Electron transfer is the process where electrons move from one atom to another during a chemical reaction. This transfer is what constitutes oxidation-reduction or redox reactions. In such reactions, oxidation refers to the loss of electrons, while reduction refers to the gain of electrons. Let’s see how electron transfer takes place using reaction (a) as an example:
For sulfur ( S ), the oxidation number goes from -2 in S^{2-} to 0 in S , implying that sulfur is oxidized. This indicates it loses electrons and its oxidation number increases. The loss of electrons (oxidation) by sulfur is matched by the gain of electrons (reduction) by manganese in MnO_4^− , where the oxidation number of Mn changes from +7 to +4, signifying it is reduced. For each sulfur atom that loses 2 electrons, manganese receives 3 electrons. So when observing the stoichiometry, 6 electrons in total are transferred as multiple sulfur atoms interact with permanganate ions.

Redox Reactions

Redox reactions, short for reduction-oxidation reactions, involve the transfer of electrons between two substances. During redox processes, one element gets oxidized, losing electrons, while another gets reduced, gaining electrons.
Here are key points to understand redox reactions:

• Oxidation is the increase in oxidation state due to electron loss.
• Reduction is the decrease in oxidation state through electron gain.
• The substances taking part in oxidation and reduction are respectively called the reducing agent and the oxidizing agent. The reducing agent is oxidized, while the oxidizing agent is reduced.

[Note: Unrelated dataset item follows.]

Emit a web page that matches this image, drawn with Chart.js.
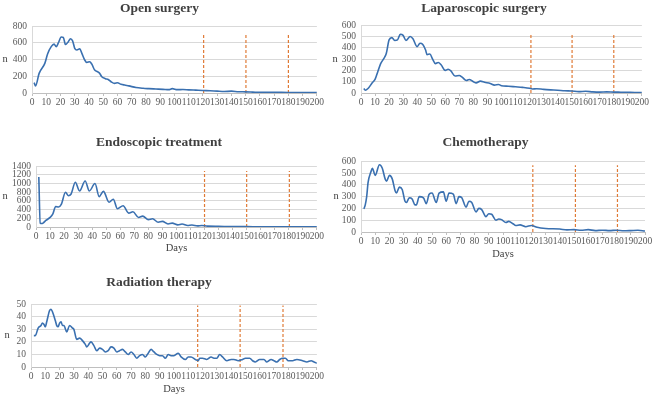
<!DOCTYPE html>
<html><head><meta charset="utf-8">
<script src="https://cdn.jsdelivr.net/npm/chart.js@4.4.1/dist/chart.umd.min.js"></script>
<style>
html,body{margin:0;padding:0;background:#fff;width:656px;height:397px;overflow:hidden;position:relative}
canvas{position:absolute}
</style></head><body>
<canvas id="c1" width="325" height="110" style="left:0px;top:0px"></canvas>
<canvas id="c2" width="324" height="110" style="left:326px;top:0px"></canvas>
<canvas id="c3" width="325" height="122" style="left:0px;top:134px"></canvas>
<canvas id="c4" width="330" height="128" style="left:326px;top:134px"></canvas>
<canvas id="c5" width="325" height="123" style="left:0px;top:274px"></canvas>
<script>
// ---------- data ----------
const titles = ["Open surgery","Laparoscopic surgery","Endoscopic treatment","Chemotherapy","Radiation therapy"];
const xTicks = [0,10,20,30,40,50,60,70,80,90,100,110,120,130,140,150,160,170,180,190,200];
const yTicks = [
  [0,200,400,600,800],
  [0,100,200,300,400,500,600],
  [0,200,400,600,800,1000,1200,1400],
  [0,100,200,300,400,500,600],
  [0,10,20,30,40,50]
];

const openDays = [1.5,2.5,5,9,11,13.5,15.5,17,18.5,20.5,22,23.5,25.5,27,28.5,30,31.5,33.5,35,37,38.5,40.5,42,44,46,47.5,49,51.5,53.5,55.5,58,60,62.5,65,68,73,78,82,87,92,96,98.5,102,106,110,115,120,125,130,135,140,145,150,155,160,168,175,180,190,200];
const openN    = [125,85,235,355,470,555,585,555,600,670,665,580,615,650,625,535,515,530,475,395,365,375,345,275,255,235,195,172,162,135,115,122,105,95,85,65,56,52,48,44,40,52,40,42,38,34,30,27,22,18,22,15,14,11,8,9,7,6,5,4];

const lapDays = [2,3,5,8,10,12,14,16,18,20,22,24,26,28,30,32,35,37,40,42,44,46,47,49,51,53,55,57,60,62,64,67,70,72,75,77,80,82,85,88,92,95,98,100,105,110,115,120,122,125,130,135,140,145,150,155,160,165,170,175,180,185,190,195,200];
const lapN    = [40,25,40,90,120,190,260,300,350,470,490,465,470,520,510,465,500,480,410,440,430,380,340,345,300,260,270,250,200,210,195,150,155,140,110,120,100,90,105,95,85,70,75,65,60,55,50,42,35,38,32,28,25,20,18,12,15,10,8,10,8,7,6,5,5];

const endoDays = [2,3,4,5,7,10,12,14,16,18,21,23,25,28,31,35,38,42,45,48,52,55,58,62,66,69,73,76,80,83,87,90,94,97,101,104,108,111,115,118,122,130,140,150,160,180,200];
const endoN    = [1150,90,80,90,150,220,300,470,460,520,800,720,760,1030,830,1060,830,1000,700,820,570,640,420,490,320,350,220,250,170,190,110,130,70,90,50,70,35,45,25,35,20,15,10,8,5,3,3];

const chemoDays = [2,3,4,5,7,8,10,13,15,17,18,20,22,24,25,27,29,31,32,34,36,38,39,41,44,46,48,50,53,55,58,60,62,65,67,69,71,74,76,78,81,83,85,88,90,92,95,97,99,102,104,107,109,112,116,120,124,130,140,145,150,155,160,165,170,175,180,185,190,195,200];
const chemoN    = [196,230,300,420,510,540,480,570,540,450,430,480,450,350,330,380,360,260,250,290,280,230,230,300,290,240,320,330,250,330,340,260,330,320,240,300,290,210,260,250,170,200,190,130,155,150,100,110,105,80,90,70,55,60,45,55,40,30,25,18,20,15,20,12,15,12,15,10,12,15,8];

const radDays = [2,3,5,7,8,9,10,11,13,14,15,17,18,19,20,21,22,23,25,27,29,30,32,34,36,38,39,41,42,44,46,48,50,52,54,56,58,60,62,64,66,68,70,72,74,76,78,80,82,84,86,88,90,92,94,96,98,100,103,105,108,110,112,115,117,118,120,123,126,128,130,132,134,137,140,142,145,148,150,153,155,157,160,163,165,168,170,172,174,176,178,180,183,186,190,193,196,198,200];
const radN    = [25,25,31,33,35,34,32,36,45,46,44,37,33,32,35,36,33,33,28,33,31,30,22,23,21,18,16,19,20,17,13,15,14,12,13,16,15,12,13,14,12,10,12,10,7,9,10,8,11,14,12,10,9,9,7,10,9,9,11,8,6,8,8,6,5,7,7,6,8,7,7,10,8,5,6,6,5,6,7,7,5,4,6,6,4,6,5,4,6,7,7,5,5,6,5,4,5,4,3];

const cutDays = [[120.5,150.2,180],[121,150.3,180],[120,150,180.4],[121,151,180.6],[116.6,146.3,176.3]];
const cutTop  = [700,530,1290,566,49];

// ---------- layout / style ----------
const layouts = [
  {id:'c1', yW:32, xH:17, padR:6,  tPad:10, nX:5,  days:false},
  {id:'c2', yW:35, xH:17, padR:8,  tPad:9,  nX:9,  days:false},
  {id:'c3', yW:36, xH:29, padR:7,  tPad:16, nX:5,  days:true},
  {id:'c4', yW:35, xH:30, padR:11, tPad:11, nX:10, days:true},
  {id:'c5', yW:31, xH:30, padR:7,  tPad:14, nX:7,  days:true}
];
const series = [[openDays,openN],[lapDays,lapN],[endoDays,endoN],[chemoDays,chemoN],[radDays,radN]];

const FONT = '"Liberation Serif","Times New Roman",serif';
const LINE = '#3A70B0';
const DASH = '#E07A35';

const nLabel = {
  id:'nLabel',
  afterDraw(chart, args, opts){
    const a = chart.chartArea, c = chart.ctx;
    c.save();
    c.font = '10.5px ' + FONT;
    c.fillStyle = '#404040';
    c.textAlign = 'center';
    c.textBaseline = 'middle';
    c.fillText('n', opts.x, (a.top + a.bottom) / 2);
    c.restore();
  }
};
Chart.register(nLabel);

layouts.forEach((L, i) => {
  const [dx, dy] = series[i];
  const yt = yTicks[i];
  const datasets = [{
    data: dx.map((d, k) => ({x: d, y: dy[k]})),
    borderColor: LINE, borderWidth: 1.6, pointRadius: 0,
    cubicInterpolationMode: 'monotone', fill: false
  }];
  cutDays[i].forEach(d => datasets.push({
    data: [{x: d, y: 0}, {x: d, y: cutTop[i]}],
    borderColor: DASH, borderWidth: 1.2, borderDash: [3, 2], pointRadius: 0, fill: false
  }));
  new Chart(document.getElementById(L.id), {
    type: 'line',
    data: {datasets},
    options: {
      responsive: false, animation: false, events: [],
      layout: {padding: {left: 0, right: L.padR, top: 0, bottom: 0}},
      plugins: {
        legend: {display: false}, tooltip: {enabled: false},
        title: {display: true, text: titles[i], color: '#404040',
          font: {family: FONT, size: 13.5, weight: 'bold'}, padding: {top: 0, bottom: L.tPad}},
        nLabel: {x: L.nX}
      },
      scales: {
        x: {
          type: 'linear', min: 0, max: 200,
          afterBuildTicks(s){ s.ticks = xTicks.map(v => ({value: v})); },
          afterFit(s){ s.height = L.xH; },
          ticks: {autoSkip: false, maxRotation: 0, minRotation: 0, padding: 1,
            color: '#595959', font: {family: FONT, size: 9.5}, callback: v => String(v)},
          grid: {display: true, drawOnChartArea: false, drawTicks: true, tickLength: 3, color: '#BFBFBF'},
          border: {display: true, color: '#BFBFBF'},
          title: {display: L.days, text: 'Days', color: '#404040',
            font: {family: FONT, size: 10.5}, padding: {top: 0, bottom: 1}}
        },
        y: {
          type: 'linear', min: yt[0], max: yt[yt.length - 1],
          afterBuildTicks(s){ s.ticks = yt.map(v => ({value: v})); },
          afterFit(s){ s.width = L.yW; },
          ticks: {autoSkip: false, padding: 5, color: '#595959',
            font: {family: FONT, size: 9.5}, callback: v => String(v)},
          grid: {color: '#D9D9D9', drawTicks: false},
          border: {display: true, color: '#D9D9D9'}
        }
      }
    }
  });
});
</script>
</body></html>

Consider reaction (b) for example: In the reaction involving hydrogen peroxide ( H_2O_2 ) and dichlorine heptoxide ( Cl_2O_7 ), the oxidation number for oxygen in H_2O_2 increases from -1 to 0 when forming O_2 . Hence, H_2O_2 acts as a reducing agent, losing electrons in the process. Cl, going from +7 in Cl_2O_7 to +3 in ClO_2^− , is reduced, acting as the oxidizing agent. This balanced change in oxidation number through electron transfer makes the reaction a redox process.